Не церемонясь, Алексей принялся ногами переворачивать тела на спину, выискивая Мишу Куприянова. Наконец, перевернув очередное ватное тело, он увидел знакомые черты. За проведенные в изоляторе пару месяцев на казенных харчах, без инъекций всякой дряни и под худо–бедным, но все же присмотром врачей, Миша даже поправился. По крайней мере, выглядеть стал свежее, лучше чем в сентябре, когда они с Пашей его туда определили. Так что, какой бы странной не казалась изначально просьба Лидии Павловны, определенный смысл в ней все же был. Ему бы теперь в больницу, но…
Перед глазами снова встала картина с телом его матери на полу, и всю жалость как ветром сдуло. Алексей тяжело задышал, закипая, его наполнила злость, желание мести, он схватил левой рукой Мишу за свитер на груди, приподнял, притянул к себе, занес кулак для удара…
Болтающееся, совершенно безвольное ватное тело.
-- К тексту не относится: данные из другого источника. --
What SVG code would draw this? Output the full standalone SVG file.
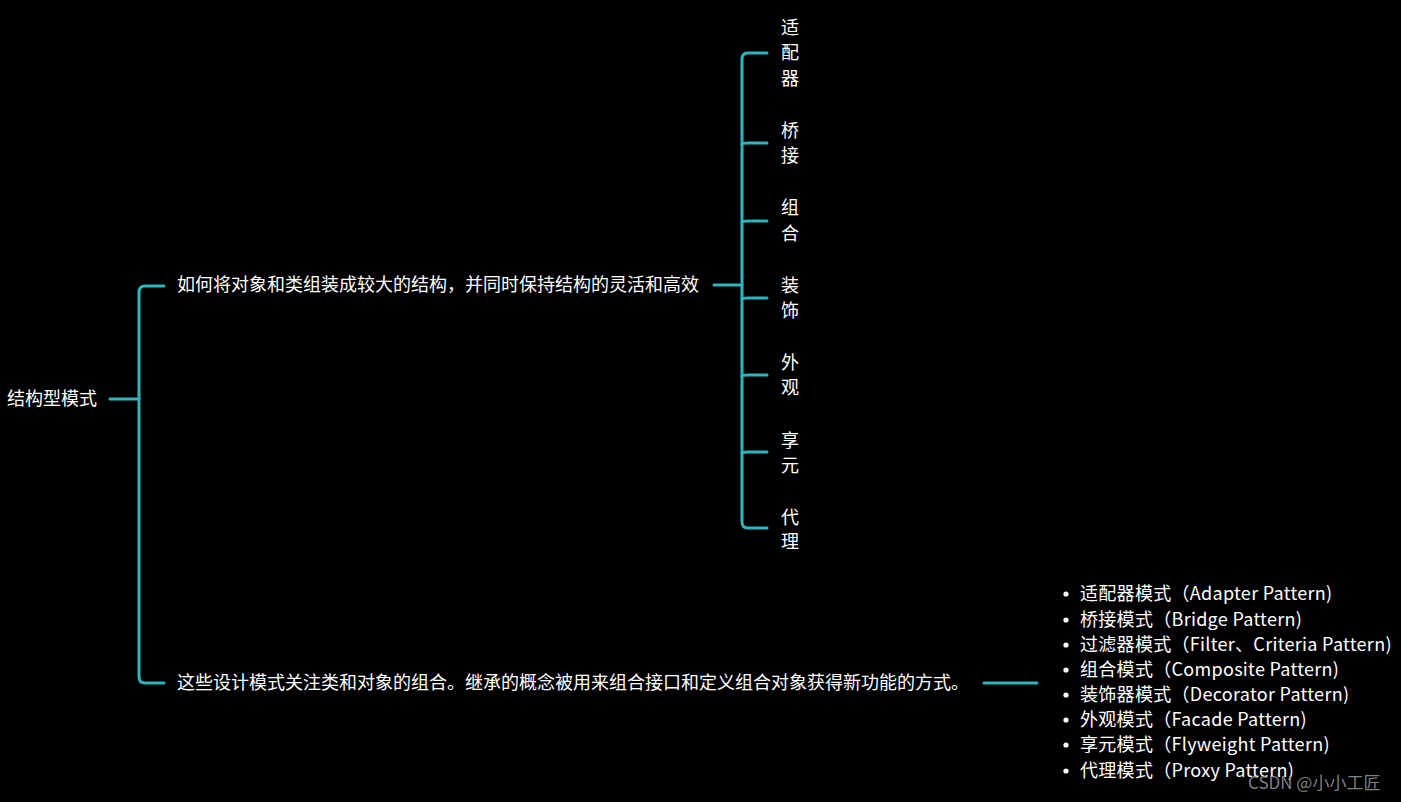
<svg xmlns="http://www.w3.org/2000/svg" width="1401" height="802" viewBox="0 0 1401 802">
<style>
text{font-family:"Microsoft YaHei","Noto Sans CJK SC","Noto Sans",sans-serif;font-size:18px;fill:#ffffff}
.c{fill:none;stroke:#2db5be;stroke-width:3;stroke-linecap:round;stroke-linejoin:round}
.v{text-anchor:middle}
.li{letter-spacing:0.3px}
.wm{fill:#9a9a9a;font-size:17px;fill-opacity:0.85}
</style>
<rect width="1401" height="802" fill="#000"/>
<g id="connectors">
<path class="c" d="M110 399H139"/>
<path class="c" d="M164 286H145Q139 286 139 292V677Q139 683 145 683H164"/>
<path class="c" d="M714 285H742"/>
<path class="c" d="M767 53H748Q742 53 742 59V522Q742 528 748 528H767"/>
<path class="c" d="M742 144Q742 143 748 143H767"/>
<path class="c" d="M742 222Q742 221 748 221H767"/>
<path class="c" d="M742 299Q742 298 748 298H767"/>
<path class="c" d="M742 376Q742 375 748 375H767"/>
<path class="c" d="M742 453Q742 452 748 452H767"/>
<path class="c" d="M984 683H1037"/>
</g>
<g id="root"><text x="7" y="405">结构型模式</text></g>
<g id="n1"><text x="177" y="291">如何将对象和类组装成较大的结构，并同时保持结构的灵活和高效</text></g>
<g id="n2"><text x="177" y="689">这些设计模式关注类和对象的组合。继承的概念被用来组合接口和定义组合对象获得新功能的方式。</text></g>
<g id="adapter"><text class="v" x="790" y="34">适</text><text class="v" x="790" y="59">配</text><text class="v" x="790" y="85">器</text></g>
<g id="bridge"><text class="v" x="790" y="137">桥</text><text class="v" x="790" y="162">接</text></g>
<g id="composite"><text class="v" x="790" y="214">组</text><text class="v" x="790" y="240">合</text></g>
<g id="decorator"><text class="v" x="790" y="292">装</text><text class="v" x="790" y="317">饰</text></g>
<g id="facade"><text class="v" x="790" y="369">外</text><text class="v" x="790" y="394">观</text></g>
<g id="flyweight"><text class="v" x="790" y="447">享</text><text class="v" x="790" y="472">元</text></g>
<g id="proxy"><text class="v" x="790" y="524">代</text><text class="v" x="790" y="548">理</text></g>
<g id="list">
<circle cx="1066" cy="594" r="2.6" fill="#fff"/><text class="li" x="1080" y="600">适配器模式（Adapter Pattern)</text>
<circle cx="1066" cy="620" r="2.6" fill="#fff"/><text class="li" x="1080" y="626">桥接模式（Bridge Pattern)</text>
<circle cx="1066" cy="645" r="2.6" fill="#fff"/><text class="li" x="1080" y="651">过滤器模式（Filter、Criteria Pattern)</text>
<circle cx="1066" cy="670" r="2.6" fill="#fff"/><text class="li" x="1080" y="676">组合模式（Composite Pattern)</text>
<circle cx="1066" cy="695" r="2.6" fill="#fff"/><text class="li" x="1080" y="701">装饰器模式（Decorator Pattern)</text>
<circle cx="1066" cy="720" r="2.6" fill="#fff"/><text class="li" x="1080" y="726">外观模式（Facade Pattern)</text>
<circle cx="1066" cy="745" r="2.6" fill="#fff"/><text class="li" x="1080" y="751">享元模式（Flyweight Pattern)</text>
<circle cx="1066" cy="771" r="2.6" fill="#fff"/><text class="li" x="1080" y="777">代理模式（Proxy Pattern)</text>
</g>
<text class="wm" x="1248" y="789">CSDN @小小工匠</text>
</svg>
Словно кукла. Не оказывающая никакого сопротивления. Мирно улыбающаяся чему–то там в своих наркоманских грезах. Алексей никогда в жизни не бил беззащитных. Потому засомневался и сейчас. Да и чего будет стоить его месть, если его противник просто не поймет что к чему?
– Давай, прибьешь ты его, и сам сядешь, – раздался голос Павла за спиной. – А он и так уже не жилец. Ходячий труп. И стоит он того?
Конечно, Павел был прав. И Алексей понимал это. Чувство безысходности накатывало лавиной, потому он отпустил тело Миши на пол, засадил своим кулачищем в стену так, что та зашаталось, и взревел в голос. А затем повернулся к Паше:
– Паша, – проговорил он, чуть слышно. – Это же мы убили ее. Понимаешь? Мы.
– Кого? – настороженно отозвался Павел.
– Маму его. Лидию Павловну. Когда его закрыли.
– Нет Леха, – спокойно, но с железными нотками в голосе, ответил Павел. – Не мы.
– А кто? Ведь убивает не только тот, кто ножку от стола в руки взял. Но еще и тот, кто надоумил…
– Послушай меня. Его не мы надоумили. Он сам так решил. А она умерла не из–за нас. А из–за системы в целом.
– Что ты имеешь в виду? – с раздражением отозвался Алексей. – Какая, на хрен, система?
– Наша. Судебно–исполнительная. Ты же сам прочитал, у него СПИД. И еще целый букет не менее интересных болезней в придачу. Да у них у всех наверняка, – Павел обвел взглядом всех наркоманов, – так что ты руки помыть не забудь. Я вон там только один шприц наблюдаю, ты тоже? Но мы об этом не знали же изначально?
– При чем здесь это?
– Да при том, Леха. В изоляторе у него взяли анализы. Выявили ВИЧ. И эта информация легла на стол судье. В виде заключения о его медицинском состоянии.
– И что? – Алексей продолжал не понимать, куда ведет мысль его товарищ.
– Никому смертность на зоне не нужна. Там тоже показатели. Ему выписали условное, вроде и наказали, и гуманно поступили. Дело в архив, все довольны. А его отправили подыхать домой.
– Но как же? Они же отправили его назад, под одну крышу к потерпевшей! К заявителю то есть! Очевидно же, что… – Алексей запнулся, что толку было продолжать? Да и его товарищ прекрасно все понимал.
Павел вздохнул, подошел к Алексею, положил руку ему на плечо. Затем произнес:
– Просто есть люди, которым цифра на бумаге гораздо важней человеческой жизни. Ее убили не мы, поверь. И смирись. Мы не можем ничего изменить. Ни здесь, ни там. Пошли отсюда.
Алексей послушно побрел за увлекающим его на выход Павлом, бросил взгляд назад.
– А они? – спросил он Павла.
– Куда они денутся? Уйдут что ли? Наши уже едут, сгребут всех.
– А что толку, его же опять отпустят…
– Если убил он, то… За убийство уже не отпустят. Кроме того на нем условное, которое он нарушил. Однозначно социально опасен. Поедет в Сибирь, там и закопают.
– А если не он?
– Значит убийство в группе по предварительному сговору. У него мотив есть, да такой, что не отвертишься. Скорее остальных отпустят, чем его.
– Понятно…
– Пошли–ка к машине, у меня там аптечка, ты вон руку разбил, кровь сочится. Йодом смажу.
– Да ладно, – отмахнулся Алексей, – царапина же.
– Не спорь, надо. Царапина–то царапиной, только в этом рассаднике еще не хватало какую бытовую болезнь подцепить, а потом перед женой объясняться.